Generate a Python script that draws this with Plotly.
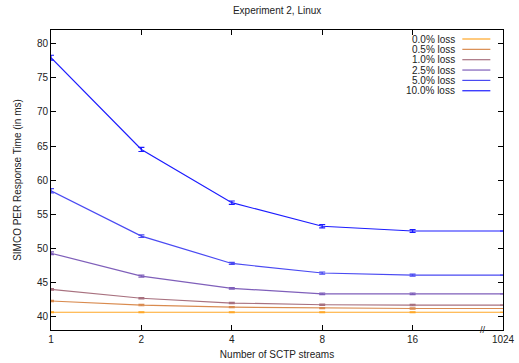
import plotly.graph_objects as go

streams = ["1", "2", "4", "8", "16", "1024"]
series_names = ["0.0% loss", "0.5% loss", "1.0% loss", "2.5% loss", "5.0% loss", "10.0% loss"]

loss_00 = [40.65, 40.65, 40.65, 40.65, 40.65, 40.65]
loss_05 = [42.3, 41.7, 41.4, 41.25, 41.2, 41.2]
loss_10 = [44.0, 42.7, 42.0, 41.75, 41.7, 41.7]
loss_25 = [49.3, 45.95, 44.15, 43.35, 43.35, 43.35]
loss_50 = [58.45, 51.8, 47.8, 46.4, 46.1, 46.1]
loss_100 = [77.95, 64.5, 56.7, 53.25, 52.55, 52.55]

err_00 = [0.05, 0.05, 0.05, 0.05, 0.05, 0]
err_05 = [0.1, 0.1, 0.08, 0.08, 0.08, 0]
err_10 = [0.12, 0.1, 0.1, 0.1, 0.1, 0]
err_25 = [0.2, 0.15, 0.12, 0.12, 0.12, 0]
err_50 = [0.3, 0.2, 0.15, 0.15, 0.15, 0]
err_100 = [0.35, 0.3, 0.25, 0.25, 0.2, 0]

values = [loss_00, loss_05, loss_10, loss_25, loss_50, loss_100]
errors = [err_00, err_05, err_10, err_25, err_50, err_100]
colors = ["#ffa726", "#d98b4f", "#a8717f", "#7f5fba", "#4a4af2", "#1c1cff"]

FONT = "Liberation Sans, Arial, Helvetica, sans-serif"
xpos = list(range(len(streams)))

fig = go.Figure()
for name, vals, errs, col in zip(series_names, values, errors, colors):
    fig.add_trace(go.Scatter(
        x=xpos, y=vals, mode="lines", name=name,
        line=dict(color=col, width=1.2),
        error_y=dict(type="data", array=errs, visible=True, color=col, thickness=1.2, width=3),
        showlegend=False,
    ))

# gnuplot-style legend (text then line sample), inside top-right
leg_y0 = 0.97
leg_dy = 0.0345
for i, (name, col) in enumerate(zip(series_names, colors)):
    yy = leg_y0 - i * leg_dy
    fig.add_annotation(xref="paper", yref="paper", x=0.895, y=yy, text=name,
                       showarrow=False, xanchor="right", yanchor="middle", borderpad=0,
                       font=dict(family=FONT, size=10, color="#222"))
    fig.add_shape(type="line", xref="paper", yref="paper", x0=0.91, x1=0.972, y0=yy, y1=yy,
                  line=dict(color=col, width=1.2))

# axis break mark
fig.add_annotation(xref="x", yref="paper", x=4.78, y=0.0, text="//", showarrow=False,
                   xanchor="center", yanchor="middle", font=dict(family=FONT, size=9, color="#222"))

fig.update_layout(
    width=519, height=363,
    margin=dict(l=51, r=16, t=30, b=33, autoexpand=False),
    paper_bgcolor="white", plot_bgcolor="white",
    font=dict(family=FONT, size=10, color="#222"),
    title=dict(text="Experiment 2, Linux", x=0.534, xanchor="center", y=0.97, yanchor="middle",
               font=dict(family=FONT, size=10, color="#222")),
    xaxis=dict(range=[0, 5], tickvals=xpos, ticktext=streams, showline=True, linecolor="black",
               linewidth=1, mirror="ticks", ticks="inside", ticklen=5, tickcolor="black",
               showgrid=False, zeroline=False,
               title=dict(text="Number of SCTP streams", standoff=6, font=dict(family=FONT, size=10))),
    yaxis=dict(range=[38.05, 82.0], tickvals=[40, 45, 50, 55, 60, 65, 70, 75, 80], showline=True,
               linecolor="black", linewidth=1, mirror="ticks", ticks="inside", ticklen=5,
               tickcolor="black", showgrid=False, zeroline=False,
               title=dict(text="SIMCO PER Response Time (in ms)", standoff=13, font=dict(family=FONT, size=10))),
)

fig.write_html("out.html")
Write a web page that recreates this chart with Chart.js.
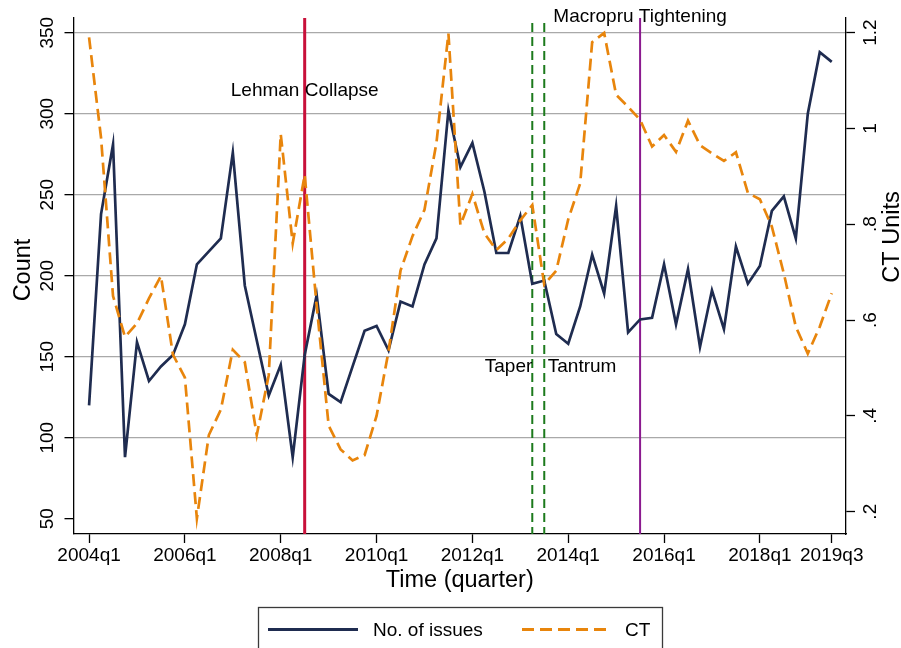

— TO BE DONE —
Leave out every picture and copy the rest of the records exactly.

— EXERCISE ANSWER —
Generate a Python script that draws this with Plotly.
import plotly.graph_objects as go

streams = ["1", "2", "4", "8", "16", "1024"]
series_names = ["0.0% loss", "0.5% loss", "1.0% loss", "2.5% loss", "5.0% loss", "10.0% loss"]

loss_00 = [40.65, 40.65, 40.65, 40.65, 40.65, 40.65]
loss_05 = [42.3, 41.7, 41.4, 41.25, 41.2, 41.2]
loss_10 = [44.0, 42.7, 42.0, 41.75, 41.7, 41.7]
loss_25 = [49.3, 45.95, 44.15, 43.35, 43.35, 43.35]
loss_50 = [58.45, 51.8, 47.8, 46.4, 46.1, 46.1]
loss_100 = [77.95, 64.5, 56.7, 53.25, 52.55, 52.55]

err_00 = [0.05, 0.05, 0.05, 0.05, 0.05, 0]
err_05 = [0.1, 0.1, 0.08, 0.08, 0.08, 0]
err_10 = [0.12, 0.1, 0.1, 0.1, 0.1, 0]
err_25 = [0.2, 0.15, 0.12, 0.12, 0.12, 0]
err_50 = [0.3, 0.2, 0.15, 0.15, 0.15, 0]
err_100 = [0.35, 0.3, 0.25, 0.25, 0.2, 0]

values = [loss_00, loss_05, loss_10, loss_25, loss_50, loss_100]
errors = [err_00, err_05, err_10, err_25, err_50, err_100]
colors = ["#ffa726", "#d98b4f", "#a8717f", "#7f5fba", "#4a4af2", "#1c1cff"]

FONT = "Liberation Sans, Arial, Helvetica, sans-serif"
xpos = list(range(len(streams)))

fig = go.Figure()
for name, vals, errs, col in zip(series_names, values, errors, colors):
    fig.add_trace(go.Scatter(
        x=xpos, y=vals, mode="lines", name=name,
        line=dict(color=col, width=1.2),
        error_y=dict(type="data", array=errs, visible=True, color=col, thickness=1.2, width=3),
        showlegend=False,
    ))

# gnuplot-style legend (text then line sample), inside top-right
leg_y0 = 0.97
leg_dy = 0.0345
for i, (name, col) in enumerate(zip(series_names, colors)):
    yy = leg_y0 - i * leg_dy
    fig.add_annotation(xref="paper", yref="paper", x=0.895, y=yy, text=name,
                       showarrow=False, xanchor="right", yanchor="middle", borderpad=0,
                       font=dict(family=FONT, size=10, color="#222"))
    fig.add_shape(type="line", xref="paper", yref="paper", x0=0.91, x1=0.972, y0=yy, y1=yy,
                  line=dict(color=col, width=1.2))

# axis break mark
fig.add_annotation(xref="x", yref="paper", x=4.78, y=0.0, text="//", showarrow=False,
                   xanchor="center", yanchor="middle", font=dict(family=FONT, size=9, color="#222"))

fig.update_layout(
    width=519, height=363,
    margin=dict(l=51, r=16, t=30, b=33, autoexpand=False),
    paper_bgcolor="white", plot_bgcolor="white",
    font=dict(family=FONT, size=10, color="#222"),
    title=dict(text="Experiment 2, Linux", x=0.534, xanchor="center", y=0.97, yanchor="middle",
               font=dict(family=FONT, size=10, color="#222")),
    xaxis=dict(range=[0, 5], tickvals=xpos, ticktext=streams, showline=True, linecolor="black",
               linewidth=1, mirror="ticks", ticks="inside", ticklen=5, tickcolor="black",
               showgrid=False, zeroline=False,
               title=dict(text="Number of SCTP streams", standoff=6, font=dict(family=FONT, size=10))),
    yaxis=dict(range=[38.05, 82.0], tickvals=[40, 45, 50, 55, 60, 65, 70, 75, 80], showline=True,
               linecolor="black", linewidth=1, mirror="ticks", ticks="inside", ticklen=5,
               tickcolor="black", showgrid=False, zeroline=False,
               title=dict(text="SIMCO PER Response Time (in ms)", standoff=13, font=dict(family=FONT, size=10))),
)

fig.write_html("out.html")
Write a web page that recreates this chart with Chart.js.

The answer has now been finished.